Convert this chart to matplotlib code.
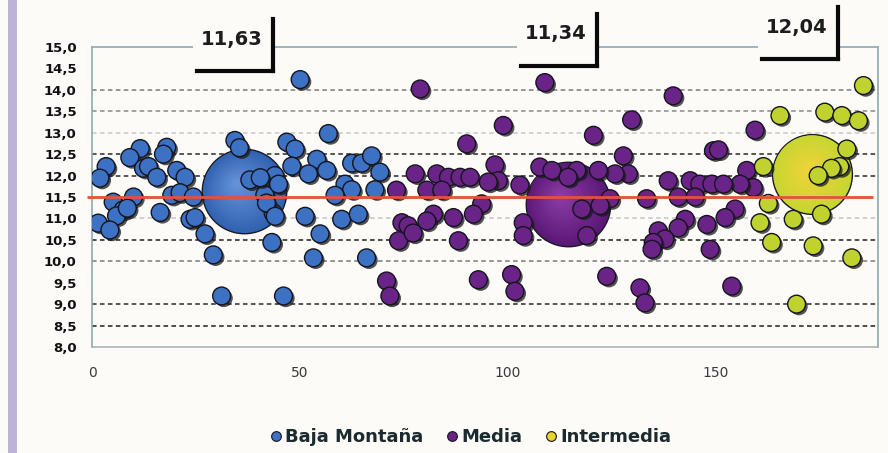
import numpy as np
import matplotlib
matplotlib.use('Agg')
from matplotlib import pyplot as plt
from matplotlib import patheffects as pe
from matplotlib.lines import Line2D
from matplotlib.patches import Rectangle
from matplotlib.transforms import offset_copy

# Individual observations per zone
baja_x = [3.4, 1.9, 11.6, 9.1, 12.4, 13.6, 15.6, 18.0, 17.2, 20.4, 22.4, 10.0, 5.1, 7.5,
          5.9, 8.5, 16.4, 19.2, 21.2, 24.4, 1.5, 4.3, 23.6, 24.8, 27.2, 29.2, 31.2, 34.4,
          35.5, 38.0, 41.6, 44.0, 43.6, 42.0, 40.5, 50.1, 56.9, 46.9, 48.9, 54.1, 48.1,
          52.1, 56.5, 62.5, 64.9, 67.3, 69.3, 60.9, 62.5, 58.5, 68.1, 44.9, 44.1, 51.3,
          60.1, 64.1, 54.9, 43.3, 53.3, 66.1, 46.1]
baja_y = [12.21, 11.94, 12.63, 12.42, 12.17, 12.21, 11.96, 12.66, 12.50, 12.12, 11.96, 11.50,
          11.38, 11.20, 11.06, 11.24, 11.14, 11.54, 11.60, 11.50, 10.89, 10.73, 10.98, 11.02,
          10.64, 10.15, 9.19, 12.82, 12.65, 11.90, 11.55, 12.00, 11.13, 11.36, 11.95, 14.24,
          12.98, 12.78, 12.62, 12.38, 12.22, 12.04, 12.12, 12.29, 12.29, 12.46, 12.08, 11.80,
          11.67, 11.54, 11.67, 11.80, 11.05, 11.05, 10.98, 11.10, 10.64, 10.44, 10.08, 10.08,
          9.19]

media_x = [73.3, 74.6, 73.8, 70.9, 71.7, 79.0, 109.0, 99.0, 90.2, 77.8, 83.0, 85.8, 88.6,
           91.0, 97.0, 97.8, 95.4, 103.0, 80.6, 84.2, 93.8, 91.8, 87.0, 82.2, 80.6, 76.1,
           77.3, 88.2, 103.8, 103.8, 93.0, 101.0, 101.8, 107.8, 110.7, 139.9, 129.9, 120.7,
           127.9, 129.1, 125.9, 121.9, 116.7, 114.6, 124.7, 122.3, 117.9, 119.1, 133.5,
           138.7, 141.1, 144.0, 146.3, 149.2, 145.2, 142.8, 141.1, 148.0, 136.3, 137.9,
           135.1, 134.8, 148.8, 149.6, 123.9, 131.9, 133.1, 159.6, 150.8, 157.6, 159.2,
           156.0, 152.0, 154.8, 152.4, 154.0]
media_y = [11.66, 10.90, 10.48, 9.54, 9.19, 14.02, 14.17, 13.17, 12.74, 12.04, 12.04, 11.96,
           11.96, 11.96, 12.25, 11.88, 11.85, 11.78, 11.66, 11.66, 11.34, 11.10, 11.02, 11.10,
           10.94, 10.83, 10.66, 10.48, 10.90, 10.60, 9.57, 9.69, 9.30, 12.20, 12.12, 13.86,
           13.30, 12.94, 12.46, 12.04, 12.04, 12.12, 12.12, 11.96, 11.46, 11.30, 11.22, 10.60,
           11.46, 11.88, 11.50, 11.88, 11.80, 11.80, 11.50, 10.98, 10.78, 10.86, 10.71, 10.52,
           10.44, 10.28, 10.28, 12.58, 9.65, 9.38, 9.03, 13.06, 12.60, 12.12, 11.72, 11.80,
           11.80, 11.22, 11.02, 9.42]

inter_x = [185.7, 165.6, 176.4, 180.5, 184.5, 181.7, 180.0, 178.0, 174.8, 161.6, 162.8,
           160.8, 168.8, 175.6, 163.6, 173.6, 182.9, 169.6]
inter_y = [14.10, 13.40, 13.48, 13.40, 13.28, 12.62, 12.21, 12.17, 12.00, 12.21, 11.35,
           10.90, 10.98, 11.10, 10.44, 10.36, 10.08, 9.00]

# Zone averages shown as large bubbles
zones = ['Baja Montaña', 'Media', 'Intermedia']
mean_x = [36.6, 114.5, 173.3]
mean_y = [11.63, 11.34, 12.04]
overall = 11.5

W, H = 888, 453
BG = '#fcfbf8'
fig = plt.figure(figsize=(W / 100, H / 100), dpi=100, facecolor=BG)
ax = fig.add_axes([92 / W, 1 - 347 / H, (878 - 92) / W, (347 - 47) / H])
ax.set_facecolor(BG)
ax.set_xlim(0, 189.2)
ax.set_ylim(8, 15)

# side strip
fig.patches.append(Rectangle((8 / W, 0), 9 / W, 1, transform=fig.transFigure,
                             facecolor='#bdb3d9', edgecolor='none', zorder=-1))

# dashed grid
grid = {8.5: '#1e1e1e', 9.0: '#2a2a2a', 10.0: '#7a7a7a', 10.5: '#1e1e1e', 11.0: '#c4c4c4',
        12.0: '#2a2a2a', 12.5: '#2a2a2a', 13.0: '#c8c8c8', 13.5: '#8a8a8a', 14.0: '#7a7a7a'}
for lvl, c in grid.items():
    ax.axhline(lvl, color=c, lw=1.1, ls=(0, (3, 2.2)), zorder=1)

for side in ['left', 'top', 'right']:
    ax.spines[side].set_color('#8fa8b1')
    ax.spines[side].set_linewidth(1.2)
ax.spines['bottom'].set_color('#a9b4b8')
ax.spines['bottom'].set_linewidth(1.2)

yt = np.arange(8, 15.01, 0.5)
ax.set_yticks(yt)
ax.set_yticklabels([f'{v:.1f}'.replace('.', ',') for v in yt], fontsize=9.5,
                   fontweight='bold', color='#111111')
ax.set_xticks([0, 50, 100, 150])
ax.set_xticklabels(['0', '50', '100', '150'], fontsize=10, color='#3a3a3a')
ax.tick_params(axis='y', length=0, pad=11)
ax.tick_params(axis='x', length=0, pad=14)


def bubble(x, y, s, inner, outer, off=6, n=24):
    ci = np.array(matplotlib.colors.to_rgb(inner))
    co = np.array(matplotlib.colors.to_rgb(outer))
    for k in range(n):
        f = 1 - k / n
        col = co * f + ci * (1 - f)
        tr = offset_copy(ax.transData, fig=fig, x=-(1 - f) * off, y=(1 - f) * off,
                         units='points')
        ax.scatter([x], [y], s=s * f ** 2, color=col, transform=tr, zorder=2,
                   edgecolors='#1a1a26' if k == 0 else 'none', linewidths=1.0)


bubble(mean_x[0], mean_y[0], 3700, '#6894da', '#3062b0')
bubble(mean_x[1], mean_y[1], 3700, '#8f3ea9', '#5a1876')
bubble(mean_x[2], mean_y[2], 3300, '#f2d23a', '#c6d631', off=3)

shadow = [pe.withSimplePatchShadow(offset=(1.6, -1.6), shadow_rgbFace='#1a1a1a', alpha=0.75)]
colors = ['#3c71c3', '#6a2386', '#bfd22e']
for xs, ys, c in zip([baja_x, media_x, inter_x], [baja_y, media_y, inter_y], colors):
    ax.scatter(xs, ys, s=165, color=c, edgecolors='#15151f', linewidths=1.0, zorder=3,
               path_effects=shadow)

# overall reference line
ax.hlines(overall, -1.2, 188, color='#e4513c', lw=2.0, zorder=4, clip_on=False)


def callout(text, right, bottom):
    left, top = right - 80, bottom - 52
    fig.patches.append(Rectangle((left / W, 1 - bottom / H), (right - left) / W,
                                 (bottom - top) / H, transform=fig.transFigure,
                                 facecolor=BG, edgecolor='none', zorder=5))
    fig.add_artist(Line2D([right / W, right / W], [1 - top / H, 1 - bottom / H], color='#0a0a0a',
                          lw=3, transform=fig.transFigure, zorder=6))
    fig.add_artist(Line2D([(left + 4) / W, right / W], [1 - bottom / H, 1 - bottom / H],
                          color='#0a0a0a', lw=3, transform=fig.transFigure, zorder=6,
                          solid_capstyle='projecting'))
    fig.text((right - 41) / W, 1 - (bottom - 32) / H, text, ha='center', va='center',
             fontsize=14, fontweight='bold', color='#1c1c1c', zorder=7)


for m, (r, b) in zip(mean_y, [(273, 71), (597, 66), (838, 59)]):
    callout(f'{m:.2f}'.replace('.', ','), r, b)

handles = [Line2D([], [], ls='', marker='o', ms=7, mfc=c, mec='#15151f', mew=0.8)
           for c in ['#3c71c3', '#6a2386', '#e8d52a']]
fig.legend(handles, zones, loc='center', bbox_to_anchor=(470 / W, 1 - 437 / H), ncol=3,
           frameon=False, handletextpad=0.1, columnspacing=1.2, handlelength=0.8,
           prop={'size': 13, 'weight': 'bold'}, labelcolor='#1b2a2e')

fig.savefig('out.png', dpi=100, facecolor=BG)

• [REQUIREMENTS] Only the lines from the start of the material through the line containing "from matplotlib.transforms import offset_copy" should be transcribed. Pictures stay out.

• [SOLVED EXERCISE]
Convert this chart to matplotlib code.
import numpy as np
import matplotlib
matplotlib.use('Agg')
from matplotlib import pyplot as plt
from matplotlib import patheffects as pe
from matplotlib.lines import Line2D
from matplotlib.patches import Rectangle
from matplotlib.transforms import offset_copy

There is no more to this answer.